## AIM
Include the line with "import plotly.graph_objects as go" and every line before it in the entries below, echoed exactly, but not the pictures.

## DATA LINES
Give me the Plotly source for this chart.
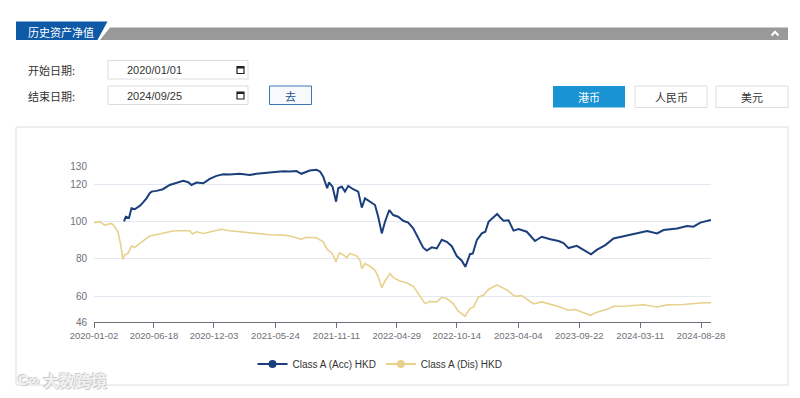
import plotly.graph_objects as go

# ---------------- data ----------------
acc_dates = ["2020-03-26","2020-03-31","2020-04-09","2020-04-16","2020-04-25","2020-05-09","2020-05-18","2020-05-28",
             "2020-06-06","2020-06-11","2020-06-25","2020-07-13","2020-08-01","2020-08-20","2020-09-08","2020-09-22",
             "2020-10-01","2020-10-15","2020-11-03","2020-11-21","2020-12-10","2020-12-29","2021-01-16","2021-02-13",
             "2021-03-13","2021-04-01","2021-05-09","2021-06-15","2021-07-04","2021-07-22","2021-08-05","2021-08-28",
             "2021-09-16","2021-09-26","2021-10-05","2021-10-16","2021-10-21","2021-10-31","2021-11-10","2021-11-16",
             "2021-11-26","2021-12-05","2021-12-14","2021-12-28","2022-01-11","2022-01-21","2022-01-30","2022-02-13",
             "2022-02-27","2022-03-08","2022-03-18","2022-03-27","2022-04-08","2022-04-19","2022-05-03","2022-05-17",
             "2022-05-31","2022-06-14","2022-06-28","2022-07-12","2022-07-22","2022-08-05","2022-08-19","2022-09-02",
             "2022-09-16","2022-09-30","2022-10-14","2022-10-28","2022-11-07","2022-11-20","2022-11-28","2022-12-09",
             "2022-12-23","2023-01-02","2023-01-11","2023-01-25","2023-02-04","2023-02-12","2023-02-22","2023-03-08",
             "2023-03-22","2023-04-05","2023-04-19","2023-04-28","2023-05-21","2023-06-09","2023-07-03","2023-07-26",
             "2023-08-09","2023-08-23","2023-09-15","2023-10-09","2023-10-25","2023-11-10","2023-12-04","2023-12-27",
             "2024-01-24","2024-02-21","2024-03-30","2024-04-27","2024-05-15","2024-06-22","2024-07-20","2024-08-07",
             "2024-08-26","2024-09-25"]
acc_values = [100.2, 102.7, 102.0, 107.2, 106.7, 108.5, 110.3, 112.6,
              115.4, 116.2, 116.6, 117.5, 119.8, 120.7, 122.0, 121.3,
              119.8, 121.1, 120.7, 123.1, 124.7, 125.6, 125.4, 125.8,
              125.1, 125.8, 126.5, 127.2, 127.0, 127.3, 125.8, 127.6,
              128.0, 127.0, 124.3, 118.0, 121.1, 118.9, 110.8, 118.0,
              118.9, 116.2, 119.3, 117.5, 116.2, 107.6, 112.6, 110.8,
              109.0, 102.7, 93.7, 100.0, 106.3, 103.6, 102.7, 100.5,
              99.5, 96.5, 91.0, 86.0, 84.5, 86.2, 85.6, 90.3,
              89.2, 86.8, 81.5, 79.0, 75.7, 82.5, 82.9, 90.1,
              93.7, 94.6, 100.0, 102.7, 104.2, 102.4, 100.5, 100.8,
              95.2, 96.0, 95.1, 94.6, 89.6, 91.9, 90.6, 89.6,
              88.5, 85.8, 87.0, 84.5, 82.4, 84.8, 87.4, 91.0,
              92.3, 93.4, 95.0, 93.7, 95.5, 96.4, 97.7, 97.3,
              99.5, 100.9]

dis_dates = ["2020-01-02","2020-01-18","2020-02-01","2020-02-20","2020-02-28","2020-03-09","2020-03-16","2020-03-23",
             "2020-03-27","2020-04-06","2020-04-16","2020-04-25","2020-05-09","2020-05-23","2020-06-06","2020-06-20",
             "2020-07-04","2020-07-23","2020-08-10","2020-08-29","2020-09-26","2020-10-04","2020-10-15","2020-11-03",
             "2020-11-21","2020-12-24","2021-01-16","2021-02-13","2021-03-13","2021-04-01","2021-05-09","2021-06-15",
             "2021-07-04","2021-08-05","2021-08-19","2021-09-16","2021-10-05","2021-10-16","2021-10-29","2021-11-10",
             "2021-11-19","2021-11-30","2021-12-10","2021-12-19","2022-01-07","2022-01-16","2022-01-21","2022-01-30",
             "2022-02-13","2022-02-27","2022-03-08","2022-03-18","2022-03-27","2022-04-10","2022-04-19","2022-05-08",
             "2022-05-27","2022-06-14","2022-07-03","2022-07-17","2022-07-31","2022-08-19","2022-09-02","2022-09-16",
             "2022-10-04","2022-10-18","2022-11-06","2022-11-20","2022-11-30","2022-12-14","2022-12-28","2023-01-11",
             "2023-02-03","2023-02-12","2023-03-03","2023-03-26","2023-04-14","2023-05-17","2023-06-09","2023-07-21",
             "2023-08-23","2023-09-11","2023-10-04","2023-10-23","2023-11-10","2023-12-09","2023-12-27","2024-02-03",
             "2024-03-20","2024-04-27","2024-05-25","2024-07-10","2024-08-26","2024-09-25"]
dis_values = [99.5, 100.0, 98.2, 99.1, 97.5, 94.6, 88.3, 79.7,
              82.0, 82.9, 86.9, 86.2, 88.3, 90.1, 92.3, 92.8,
              93.4, 94.1, 95.0, 95.1, 95.1, 93.4, 94.6, 93.7,
              94.6, 95.9, 95.1, 94.6, 94.1, 93.4, 93.0, 92.8,
              92.3, 90.6, 91.6, 91.4, 89.2, 85.1, 83.2, 78.4,
              83.2, 82.2, 80.7, 82.9, 81.5, 79.3, 74.8, 77.5,
              76.0, 73.9, 70.3, 64.5, 68.1, 72.1, 69.9, 68.1,
              67.0, 65.3, 59.5, 55.9, 57.1, 56.8, 59.3, 58.6,
              55.9, 52.0, 49.1, 53.2, 54.1, 59.5, 60.4, 63.5,
              66.0, 65.2, 63.3, 59.8, 60.2, 55.7, 56.8, 54.6,
              52.3, 52.7, 51.0, 49.6, 51.2, 52.8, 54.4, 54.6,
              55.3, 54.1, 55.2, 55.4, 56.2, 56.4]

x_ticks = ["2020-01-02","2020-06-18","2020-12-03","2021-05-24","2021-11-11","2022-04-29",
           "2022-10-14","2023-04-04","2023-09-22","2024-03-11","2024-08-28"]
y_ticks = [46, 60, 80, 100, 120, 130]
series_names = ["Class A (Acc) HKD", "Class A (Dis) HKD"]
series_colors = ["#1b3f7c", "#e8d18c"]
currency_buttons = ["港币", "人民币", "美元"]
title_text = "历史资产净值"
start_label, end_label = "开始日期:", "结束日期:"
start_date, end_date = "2020/01/01", "2024/09/25"
watermark = "大数跨境"

# ---------------- geometry ----------------
W, H = 800, 398
L, R, T, B = 94, 711, 166, 322
PW, PH = R - L, B - T

def px(x):
    return (x - L) / PW

def py(y):
    return (B - y) / PH

CJK = "Noto Sans CJK SC, Liberation Sans, sans-serif"
LAT = "Liberation Sans, Noto Sans CJK SC, sans-serif"

fig = go.Figure()

fig.add_trace(go.Scatter(x=acc_dates, y=acc_values, mode="lines", name=series_names[0],
                         line=dict(color=series_colors[0], width=2), showlegend=False))
fig.add_trace(go.Scatter(x=dis_dates, y=dis_values, mode="lines", name=series_names[1],
                         line=dict(color=series_colors[1], width=1.6), showlegend=False))
for nm, c in zip(series_names, series_colors):
    fig.add_trace(go.Scatter(x=[None], y=[None], mode="lines+markers", name=nm,
                             line=dict(color=c, width=2), marker=dict(color=c, size=8)))

shapes = []
NONE = "rgba(0,0,0,0)"

def rect(x0, y0, x1, y1, line=None, fill=None, lw=1, layer="above"):
    shapes.append(dict(type="rect", xref="paper", yref="paper",
                       x0=px(x0), x1=px(x1), y0=py(y1), y1=py(y0),
                       line=dict(color=line or NONE, width=lw if line else 0),
                       fillcolor=fill or NONE, layer=layer))

def poly(pts, fill):
    d = "M " + " L ".join(f"{px(a):.5f},{py(b):.5f}" for a, b in pts) + " Z"
    shapes.append(dict(type="path", xref="paper", yref="paper", path=d,
                       fillcolor=fill, line=dict(color=NONE, width=0), layer="above"))

def polyline(pts, color, lw):
    d = "M " + " L ".join(f"{px(a):.5f},{py(b):.5f}" for a, b in pts)
    shapes.append(dict(type="path", xref="paper", yref="paper", path=d, fillcolor=NONE,
                       line=dict(color=color, width=lw), layer="above"))

# header bar
poly([(100, 40), (110, 27.5), (788, 27.5), (788, 40)], "#999999")
poly([(16, 21.5), (107.5, 21.5), (97.5, 40), (16, 40)], "#0e5aa7")
polyline([(771.5, 35.5), (775, 31.8), (778.5, 35.5)], "white", 2)

# date inputs
rect(108, 60.5, 248, 79, line="#dcdcdc")
rect(108, 86, 248, 104.5, line="#dcdcdc")
for cy in (70, 95.5):
    rect(237, cy - 3.5, 244, cy + 3.5, line="#222222", lw=1.2)
    rect(237, cy - 3.5, 244, cy - 1.5, fill="#222222")
# go button
rect(269.5, 86, 311.5, 104.5, line="#3c78b8", fill="#f7f9fc")
# currency buttons
btn_x = [(553, 625), (635, 707), (716, 788)]
rect(553, 86, 625, 107.5, fill="#1a93d2")
rect(635, 86, 707, 107.5, line="#dddddd")
rect(716, 86, 788, 107.5, line="#dddddd")
# chart container
rect(16, 127, 788, 385, line="#dedede", layer="below")

ann = []
def text(x, y, s, size=11, color="#333333", font=CJK, xanchor="left", **kw):
    f = dict(size=size, color=color, family=font)
    f.update(kw)
    ann.append(dict(x=px(x), y=py(y), xref="paper", yref="paper", text=s, showarrow=False,
                    xanchor=xanchor, yanchor="middle", font=f))

text(26, 31.5, title_text, size=11, color="white")
text(26, 70, start_label, size=11, color="#333333")
text(26, 95.5, end_label, size=11, color="#333333")
text(124.5, 70, start_date, size=11, color="#333333", font=LAT)
text(124.5, 95.5, end_date, size=11, color="#333333", font=LAT)
text(290.5, 95.5, "去", size=11, color="#1b4f8f", xanchor="center")
for (a, b), lab, col in zip(btn_x, currency_buttons, ["white", "#333333", "#333333"]):
    text((a + b) / 2, 97, lab, size=11, color=col, xanchor="center")
text(16, 379, "C∞", size=15, color="#f2f2f2", font=LAT, weight="bold",
     shadow="1px 1px 1px #c8c8c8, -1px -1px 1px #c8c8c8")
text(41, 380, watermark, size=16, color="#f2f2f2", weight="bold",
     shadow="1px 1px 1px #c8c8c8, -1px -1px 1px #c8c8c8")

fig.update_layout(
    width=W, height=H, autosize=False,
    margin=dict(l=L, r=W - R, t=T, b=H - B, pad=0, autoexpand=False),
    paper_bgcolor="white", plot_bgcolor="white",
    font=dict(family=LAT, size=10, color="#6e7079"),
    shapes=shapes, annotations=ann,
    showlegend=True,
    legend=dict(orientation="h", x=px(380), xanchor="center",
                y=py(364), yanchor="middle", font=dict(size=10, color="#333333"),
                bgcolor="rgba(0,0,0,0)", itemwidth=30, tracegroupgap=0),
    xaxis=dict(type="date", range=["2020-01-02", "2024-09-25"], tickvals=x_ticks, ticktext=x_ticks,
               showgrid=False, showline=True, linecolor="#6e7079", linewidth=1, tickangle=0,
               ticks="outside", ticklen=5, tickcolor="#6e7079", zeroline=False, automargin=False,
               tickfont=dict(size=9.5, color="#6e7079")),
    yaxis=dict(range=[46, 130], tickvals=y_ticks, showgrid=True, gridcolor="#e4e9f1", gridwidth=1,
               showline=False, zeroline=False, ticks="", ticklabelstandoff=6, automargin=False,
               tickfont=dict(size=10, color="#6e7079")),
)

fig.write_html("out.html", config={"displayModeBar": False},
               post_script="document.body.style.margin='0';document.body.style.padding='0';")
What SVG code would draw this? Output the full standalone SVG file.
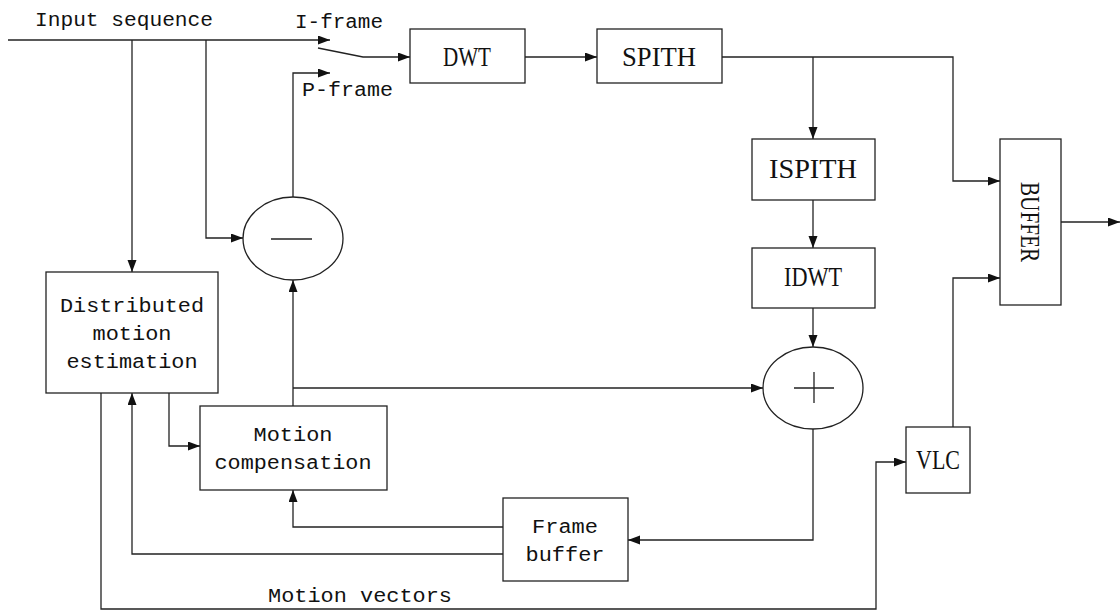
<svg xmlns="http://www.w3.org/2000/svg" width="1120" height="611" viewBox="0 0 1120 611">
<style>
.box{fill:#fff;stroke:#222;stroke-width:1.3}
.ln{fill:none;stroke:#222;stroke-width:1.3}
.t{font-family:"Liberation Mono",monospace;fill:#111;font-size:20px}
.b{font-family:"Liberation Serif",serif;fill:#111;font-size:27px;text-anchor:middle}
.c{text-anchor:middle}
</style>
<defs>
<marker id="ar" markerUnits="userSpaceOnUse" markerWidth="13" markerHeight="10" refX="12" refY="4.5" orient="auto">
<path d="M0,0 L12,4.5 L0,9 z" fill="#111"/>
</marker>
</defs>
<rect width="1120" height="611" fill="#fff"/>
<g id="connectors" class="ln" marker-end="url(#ar)">
<path d="M8,40 H330"/>
<path d="M132,40 V272"/>
<path d="M206,40 V238 H243"/>
<path d="M318,48 L363,57 H410"/>
<path d="M293,197 V73 H330"/>
<path d="M525,57 H597"/>
<path d="M722,57 H953 V181 H1000"/>
<path d="M813,57 V139"/>
<path d="M813,200 V248"/>
<path d="M813,308 V347"/>
<path d="M1061,222 H1120"/>
<path d="M953,427 V278 H1000"/>
<path d="M293,406 V280"/>
<path d="M293,388 H763"/>
<path d="M169,393 V446 H200"/>
<path d="M813,429 V540 H628"/>
<path d="M503,527 H293 V490"/>
<path d="M503,554 H132 V393"/>
<path d="M101,393 V609 H876 V462 H906"/>
</g>
<g id="labels">
<text class="t" x="35" y="26" textLength="178" lengthAdjust="spacingAndGlyphs">Input sequence</text>
<text class="t" x="295" y="28" textLength="88" lengthAdjust="spacingAndGlyphs">I-frame</text>
<text class="t" x="302" y="96" textLength="91" lengthAdjust="spacingAndGlyphs">P-frame</text>
<text class="t" x="268" y="602" textLength="184" lengthAdjust="spacingAndGlyphs">Motion vectors</text>
</g>
<g id="dwt"><rect class="box" x="410" y="29" width="115" height="54"/><text class="b" x="467" y="66" textLength="48" lengthAdjust="spacingAndGlyphs">DWT</text></g>
<g id="spith"><rect class="box" x="597" y="29" width="125" height="54"/><text class="b" x="659" y="66" textLength="74" lengthAdjust="spacingAndGlyphs">SPITH</text></g>
<g id="ispith"><rect class="box" x="752" y="139" width="123" height="61"/><text class="b" x="813" y="178" textLength="88" lengthAdjust="spacingAndGlyphs">ISPITH</text></g>
<g id="idwt"><rect class="box" x="752" y="248" width="123" height="60"/><text class="b" x="813" y="286" textLength="58" lengthAdjust="spacingAndGlyphs">IDWT</text></g>
<g id="buffer"><rect class="box" x="1000" y="139" width="61" height="166"/><text class="b" x="0" y="0" transform="translate(1021,222) rotate(90)" textLength="80" lengthAdjust="spacingAndGlyphs">BUFFER</text></g>
<g id="minus"><ellipse class="box" cx="293" cy="238.5" rx="50" ry="41.5"/><path class="ln" d="M271,239 H312"/></g>
<g id="plus"><ellipse class="box" cx="813" cy="388" rx="50" ry="41"/><path class="ln" d="M794,388 H834 M814,372 V403"/></g>
<g id="dme"><rect class="box" x="46" y="272" width="172" height="121"/>
<text class="t c" x="132" y="312" textLength="144" lengthAdjust="spacingAndGlyphs">Distributed</text>
<text class="t c" x="132" y="340" textLength="79" lengthAdjust="spacingAndGlyphs">motion</text>
<text class="t c" x="132" y="368" textLength="131" lengthAdjust="spacingAndGlyphs">estimation</text></g>
<g id="mc"><rect class="box" x="200" y="406" width="187" height="84"/>
<text class="t c" x="293" y="441" textLength="79" lengthAdjust="spacingAndGlyphs">Motion</text>
<text class="t c" x="293" y="469" textLength="157" lengthAdjust="spacingAndGlyphs">compensation</text></g>
<g id="fb"><rect class="box" x="503" y="498" width="125" height="83"/>
<text class="t c" x="565" y="533" textLength="66" lengthAdjust="spacingAndGlyphs">Frame</text>
<text class="t c" x="565" y="561" textLength="79" lengthAdjust="spacingAndGlyphs">buffer</text></g>
<g id="vlc"><rect class="box" x="906" y="427" width="64" height="66"/><text class="b" x="938" y="469" textLength="44" lengthAdjust="spacingAndGlyphs">VLC</text></g>
</svg>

## TASK OUTPUT
Give me the Plotly source for this chart.
import plotly.graph_objects as go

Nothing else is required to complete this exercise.